**The exercise**
Give the data again exactly as written, skipping any pictures.

**Dataset excerpt**
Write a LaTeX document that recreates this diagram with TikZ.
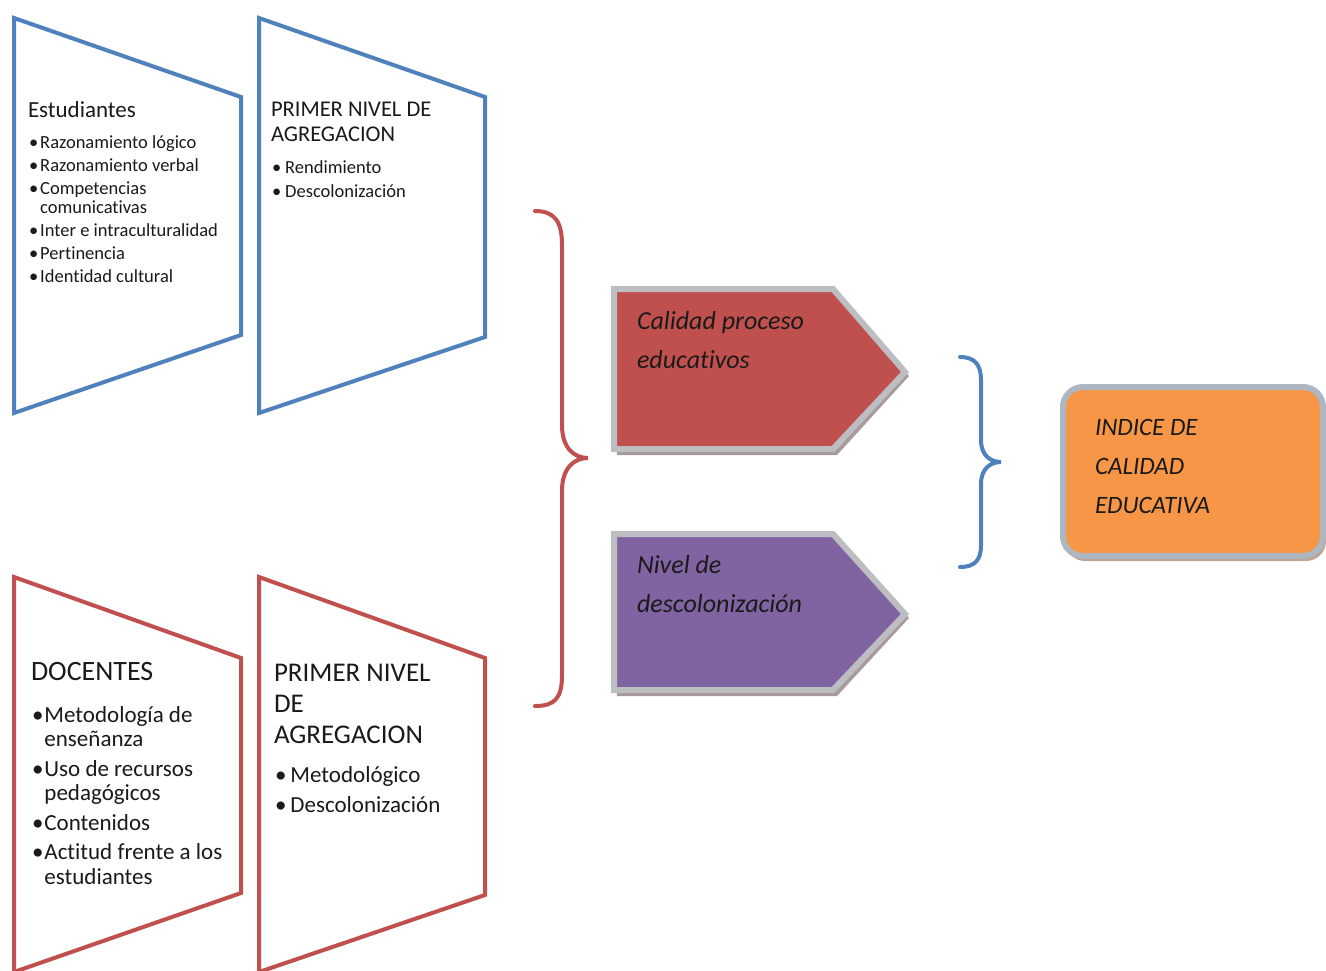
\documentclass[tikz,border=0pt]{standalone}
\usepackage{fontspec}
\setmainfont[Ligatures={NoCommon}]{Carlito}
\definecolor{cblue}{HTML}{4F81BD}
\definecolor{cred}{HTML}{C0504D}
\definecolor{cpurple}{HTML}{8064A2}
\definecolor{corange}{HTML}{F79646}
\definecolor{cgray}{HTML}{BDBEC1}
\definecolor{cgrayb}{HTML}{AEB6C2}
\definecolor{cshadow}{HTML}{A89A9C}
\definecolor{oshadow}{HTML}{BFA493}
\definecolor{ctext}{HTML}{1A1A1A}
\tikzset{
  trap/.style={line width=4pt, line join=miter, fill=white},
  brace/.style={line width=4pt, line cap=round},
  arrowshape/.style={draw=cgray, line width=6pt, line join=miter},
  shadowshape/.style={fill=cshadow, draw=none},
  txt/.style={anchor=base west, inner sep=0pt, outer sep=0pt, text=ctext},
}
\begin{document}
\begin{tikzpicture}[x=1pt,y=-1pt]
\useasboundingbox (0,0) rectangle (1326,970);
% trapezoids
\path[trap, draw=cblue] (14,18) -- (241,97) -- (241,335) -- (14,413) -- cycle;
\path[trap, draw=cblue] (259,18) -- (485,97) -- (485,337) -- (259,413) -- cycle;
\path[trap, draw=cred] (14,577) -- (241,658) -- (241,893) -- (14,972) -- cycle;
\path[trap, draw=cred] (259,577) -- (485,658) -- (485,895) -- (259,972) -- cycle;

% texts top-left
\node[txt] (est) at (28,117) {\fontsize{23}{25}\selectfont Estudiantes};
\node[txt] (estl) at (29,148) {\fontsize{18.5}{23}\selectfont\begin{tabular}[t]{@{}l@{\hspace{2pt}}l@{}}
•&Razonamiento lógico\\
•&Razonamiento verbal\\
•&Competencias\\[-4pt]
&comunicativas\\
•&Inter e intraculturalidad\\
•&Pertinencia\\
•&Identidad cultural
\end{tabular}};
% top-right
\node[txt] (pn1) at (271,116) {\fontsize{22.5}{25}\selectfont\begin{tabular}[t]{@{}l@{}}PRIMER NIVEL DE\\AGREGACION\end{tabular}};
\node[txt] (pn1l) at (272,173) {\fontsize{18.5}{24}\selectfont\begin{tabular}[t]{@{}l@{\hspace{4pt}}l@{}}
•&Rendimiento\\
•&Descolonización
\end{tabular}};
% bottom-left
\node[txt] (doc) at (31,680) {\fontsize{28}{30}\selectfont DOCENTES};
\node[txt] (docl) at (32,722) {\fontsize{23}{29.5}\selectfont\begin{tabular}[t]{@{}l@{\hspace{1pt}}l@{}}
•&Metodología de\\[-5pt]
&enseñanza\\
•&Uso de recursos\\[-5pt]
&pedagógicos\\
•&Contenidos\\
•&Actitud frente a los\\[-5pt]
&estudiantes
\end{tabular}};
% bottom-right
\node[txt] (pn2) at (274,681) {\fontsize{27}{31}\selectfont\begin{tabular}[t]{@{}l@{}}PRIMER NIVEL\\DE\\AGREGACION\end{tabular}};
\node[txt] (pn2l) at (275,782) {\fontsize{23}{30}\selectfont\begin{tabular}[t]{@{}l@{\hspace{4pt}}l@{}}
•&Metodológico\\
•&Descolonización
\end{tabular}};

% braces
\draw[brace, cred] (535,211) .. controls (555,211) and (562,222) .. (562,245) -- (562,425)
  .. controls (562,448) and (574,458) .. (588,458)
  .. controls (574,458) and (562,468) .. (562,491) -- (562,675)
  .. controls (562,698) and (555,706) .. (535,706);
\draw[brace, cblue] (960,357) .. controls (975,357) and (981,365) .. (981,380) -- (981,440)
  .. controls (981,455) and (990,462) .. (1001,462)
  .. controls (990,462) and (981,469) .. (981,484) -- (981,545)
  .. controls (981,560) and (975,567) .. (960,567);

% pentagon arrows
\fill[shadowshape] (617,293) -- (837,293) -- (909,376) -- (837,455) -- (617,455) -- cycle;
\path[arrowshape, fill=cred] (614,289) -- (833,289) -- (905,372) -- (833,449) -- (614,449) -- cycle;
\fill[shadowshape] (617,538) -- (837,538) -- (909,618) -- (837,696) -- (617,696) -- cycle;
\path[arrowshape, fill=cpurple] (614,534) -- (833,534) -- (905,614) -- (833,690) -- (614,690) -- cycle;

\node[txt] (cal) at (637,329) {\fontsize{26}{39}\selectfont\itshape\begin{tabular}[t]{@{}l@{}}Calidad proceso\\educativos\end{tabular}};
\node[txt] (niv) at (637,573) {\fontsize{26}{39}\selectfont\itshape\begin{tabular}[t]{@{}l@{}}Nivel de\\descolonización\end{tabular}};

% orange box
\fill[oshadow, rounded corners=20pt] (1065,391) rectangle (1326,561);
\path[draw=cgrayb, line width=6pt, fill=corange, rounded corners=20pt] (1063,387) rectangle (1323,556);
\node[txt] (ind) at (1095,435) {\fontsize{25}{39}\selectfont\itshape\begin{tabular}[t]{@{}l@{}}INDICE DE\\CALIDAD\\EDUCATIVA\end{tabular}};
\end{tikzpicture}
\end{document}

**Worked solution**
Write a LaTeX document that recreates this diagram with TikZ.
\documentclass[tikz,border=0pt]{standalone}
\usepackage{fontspec}
\setmainfont[Ligatures={NoCommon}]{Carlito}
\definecolor{cblue}{HTML}{4F81BD}
\definecolor{cred}{HTML}{C0504D}
\definecolor{cpurple}{HTML}{8064A2}
\definecolor{corange}{HTML}{F79646}
\definecolor{cgray}{HTML}{BDBEC1}
\definecolor{cgrayb}{HTML}{AEB6C2}
\definecolor{cshadow}{HTML}{A89A9C}
\definecolor{oshadow}{HTML}{BFA493}
\definecolor{ctext}{HTML}{1A1A1A}
\tikzset{
  trap/.style={line width=4pt, line join=miter, fill=white},
  brace/.style={line width=4pt, line cap=round},
  arrowshape/.style={draw=cgray, line width=6pt, line join=miter},
  shadowshape/.style={fill=cshadow, draw=none},
  txt/.style={anchor=base west, inner sep=0pt, outer sep=0pt, text=ctext},
}
\begin{document}
\begin{tikzpicture}[x=1pt,y=-1pt]
\useasboundingbox (0,0) rectangle (1326,970);
% trapezoids
\path[trap, draw=cblue] (14,18) -- (241,97) -- (241,335) -- (14,413) -- cycle;
\path[trap, draw=cblue] (259,18) -- (485,97) -- (485,337) -- (259,413) -- cycle;
\path[trap, draw=cred] (14,577) -- (241,658) -- (241,893) -- (14,972) -- cycle;
\path[trap, draw=cred] (259,577) -- (485,658) -- (485,895) -- (259,972) -- cycle;

% texts top-left
\node[txt] (est) at (28,117) {\fontsize{23}{25}\selectfont Estudiantes};
\node[txt] (estl) at (29,148) {\fontsize{18.5}{23}\selectfont\begin{tabular}[t]{@{}l@{\hspace{2pt}}l@{}}
•&Razonamiento lógico\\
•&Razonamiento verbal\\
•&Competencias\\[-4pt]
&comunicativas\\
•&Inter e intraculturalidad\\
•&Pertinencia\\
•&Identidad cultural
\end{tabular}};
% top-right
\node[txt] (pn1) at (271,116) {\fontsize{22.5}{25}\selectfont\begin{tabular}[t]{@{}l@{}}PRIMER NIVEL DE\\AGREGACION\end{tabular}};
\node[txt] (pn1l) at (272,173) {\fontsize{18.5}{24}\selectfont\begin{tabular}[t]{@{}l@{\hspace{4pt}}l@{}}
•&Rendimiento\\
•&Descolonización
\end{tabular}};
% bottom-left
\node[txt] (doc) at (31,680) {\fontsize{28}{30}\selectfont DOCENTES};
\node[txt] (docl) at (32,722) {\fontsize{23}{29.5}\selectfont\begin{tabular}[t]{@{}l@{\hspace{1pt}}l@{}}
•&Metodología de\\[-5pt]
&enseñanza\\
•&Uso de recursos\\[-5pt]
&pedagógicos\\
•&Contenidos\\
•&Actitud frente a los\\[-5pt]
&estudiantes
\end{tabular}};
% bottom-right
\node[txt] (pn2) at (274,681) {\fontsize{27}{31}\selectfont\begin{tabular}[t]{@{}l@{}}PRIMER NIVEL\\DE\\AGREGACION\end{tabular}};
\node[txt] (pn2l) at (275,782) {\fontsize{23}{30}\selectfont\begin{tabular}[t]{@{}l@{\hspace{4pt}}l@{}}
•&Metodológico\\
•&Descolonización
\end{tabular}};

% braces
\draw[brace, cred] (535,211) .. controls (555,211) and (562,222) .. (562,245) -- (562,425)
  .. controls (562,448) and (574,458) .. (588,458)
  .. controls (574,458) and (562,468) .. (562,491) -- (562,675)
  .. controls (562,698) and (555,706) .. (535,706);
\draw[brace, cblue] (960,357) .. controls (975,357) and (981,365) .. (981,380) -- (981,440)
  .. controls (981,455) and (990,462) .. (1001,462)
  .. controls (990,462) and (981,469) .. (981,484) -- (981,545)
  .. controls (981,560) and (975,567) .. (960,567);

% pentagon arrows
\fill[shadowshape] (617,293) -- (837,293) -- (909,376) -- (837,455) -- (617,455) -- cycle;
\path[arrowshape, fill=cred] (614,289) -- (833,289) -- (905,372) -- (833,449) -- (614,449) -- cycle;
\fill[shadowshape] (617,538) -- (837,538) -- (909,618) -- (837,696) -- (617,696) -- cycle;
\path[arrowshape, fill=cpurple] (614,534) -- (833,534) -- (905,614) -- (833,690) -- (614,690) -- cycle;

\node[txt] (cal) at (637,329) {\fontsize{26}{39}\selectfont\itshape\begin{tabular}[t]{@{}l@{}}Calidad proceso\\educativos\end{tabular}};
\node[txt] (niv) at (637,573) {\fontsize{26}{39}\selectfont\itshape\begin{tabular}[t]{@{}l@{}}Nivel de\\descolonización\end{tabular}};

% orange box
\fill[oshadow, rounded corners=20pt] (1065,391) rectangle (1326,561);
\path[draw=cgrayb, line width=6pt, fill=corange, rounded corners=20pt] (1063,387) rectangle (1323,556);
\node[txt] (ind) at (1095,435) {\fontsize{25}{39}\selectfont\itshape\begin{tabular}[t]{@{}l@{}}INDICE DE\\CALIDAD\\EDUCATIVA\end{tabular}};
\end{tikzpicture}
\end{document}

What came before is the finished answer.